Declared in the GOC DB
  • None
Advanced warning for other interventions
The following items are being discussed and are still to be formally scheduled and announced.
  • Re-establishing the paired (2*10Gbit) link to the UKLight router. (Aiming to do in next weeks).
  • A problem has come to light following the upgrade of the non-Tier1 'facilities' Castor instance to version 2.1.13. The upgrade of Tier1 Castor instances to 2.1.13-9 will await our understanding and resolution of this problem.

Listing by category:

  • Databases:
    • Switch LFC/FTS/3D to new Database Infrastructure.
  • Castor:
    • Upgrade to version 2.1.13
  • Networking:
    • Single link to UKLight Router to be restored as paired (2*10Gbit) link.
    • Update core Tier1 network and change connection to site and OPN including:
      • Install new Routing layer for Tier1
      • Change the way the Tier1 connects to the RAL network.
      • These changes will lead to the removal of the UKLight Router.
  • Grid Services
    • Testing of alternative batch systems (SLURM, Condor).
    • Upgrade of one remaining EMI-1 component (UI) being planned.
  • Fabric
    • One of the disk arrays hosting the FTS, LFC & Atlas 3D databases is showing a fault and an intervention is required.
  • Infrastructure:
    • Intervention required on the "Essential Power Board" & Remedial work on three (out of four) transformers.
    • Remedial work on the BMS (Building Management System) due to one its three modules being faulty.
    • Electrical safety check.

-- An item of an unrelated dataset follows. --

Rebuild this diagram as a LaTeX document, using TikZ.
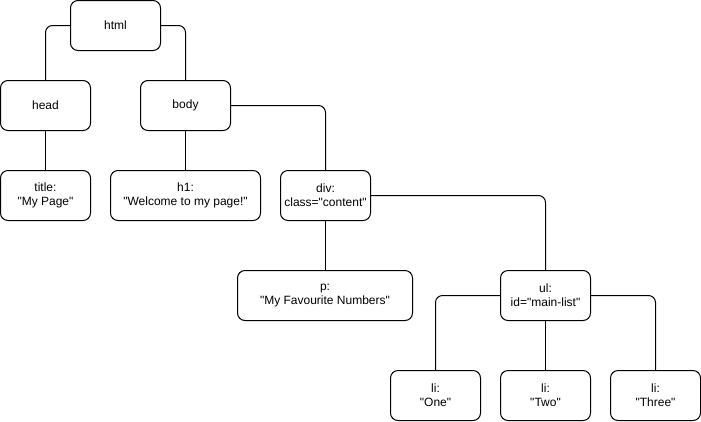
\documentclass[tikz,border=0pt]{standalone}
\usepackage{fontspec}
\setmainfont{Liberation Sans}[Ligatures=TeXOff]
\begin{document}
\begin{tikzpicture}[x=1pt,y=-1pt,
  box/.style={draw=black,line width=1pt,rounded corners=7.5pt,fill=white,
    minimum height=50pt,inner sep=0pt,align=center,
    font=\fontsize{12}{14}\selectfont},
  w90/.style={minimum width=90pt},
  link/.style={draw=black,line width=1pt,rounded corners=7pt}]
\useasboundingbox (0,0) rectangle (701,421);
\node[box,w90] (html) at (115.5,25.5) {html};
\node[box,w90] (head) at (45.5,105.5) {head};
\node[box,w90] (body) at (185.5,105.5) {body};
\node[box,w90] (title) at (45.5,195.5) {title:\\"My Page"};
\node[box,minimum width=150pt] (h1) at (185.5,195.5) {h1:\\"Welcome to my page!"};
\node[box,w90] (div) at (325.5,195.5) {div:\\class="content"};
\node[box,minimum width=175pt] (p) at (325,295.5) {p:\\"My Favourite Numbers"};
\node[box,w90] (ul) at (545.5,295.5) {ul:\\id="main-list"};
\node[box,w90] (li1) at (435.5,395.5) {li:\\"One"};
\node[box,w90] (li2) at (545.5,395.5) {li:\\"Two"};
\node[box,w90] (li3) at (655.5,395.5) {li:\\"Three"};
\path[link] (html.west) -| (head.north);
\path[link] (html.east) -| (body.north);
\path[link] (head.south) -- (title.north);
\path[link] (body.south) -- (h1.north);
\path[link] (body.east) -| (div.north);
\path[link] (div.south) -- (div.south |- p.north);
\path[link] (div.east) -| (ul.north);
\path[link] (ul.west) -| (li1.north);
\path[link] (ul.south) -- (li2.north);
\path[link] (ul.east) -| (li3.north);
\end{tikzpicture}
\end{document}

This will require significant (most likely 2 days) downtime during which time the above infrastructure issues will also be addressed.
Entries in GOC DB starting between 15th and 22nd May 2013.

There were no unscheduled outages during the last week.

Service Scheduled? Outage/At Risk Start End Duration Reason
All Castor & Batch SCHEDULED OUTAGE 21/05/2013 07:00 21/05/2013 08:42 1 hour and 42 minutes Stop of Castor storage and batch job starts during network intervention.
Open GGUS Tickets (Snapshot at time of meeting)
GGUS ID Level Urgency State Creation Last Update VO Subject
94083 Amber Urgent Waiting Reply 2013-05-15 2013-05-15 MICE Jobs sent to RAL fail with an error -10
93149 Red Less Urgent On Hold 2013-04-05 2013-05-13 Atlas RAL-LCG2: jobs failing with " cmtside command was timed out"
92266 Red Less Urgent In Progress 2013-03-06 2013-05-21 Certificate for RAL myproxy server
91658 Red Less Urgent On Hold 2013-02-20 2013-04-03 LFC webdav support
86152 Red Less Urgent On Hold 2012-09-17 2013-03-19 correlated packet-loss on perfsonar host
Availability Report
Day OPS Alice Atlas CMS LHCb Comment
15/05/13 100 100 100 100 100
16/05/13 100 100 98.3 100 100 CE test failed due to a CVMFS problem. (New CVMFS version being tested on a few nodes).
17/05/13 100 100 100 100 100
18/05/13 100 100 -100 100 100 Atlas' monitoring not working
19/05/13 100 100 -100 100 100 Atlas' monitoring not working
20/05/13 100 100 -100 100 100 Atlas' monitoring not working
21/05/13 92.9 92.9 -100 92.4 92.0 Castor & Batch services stopped around planned networking intervention.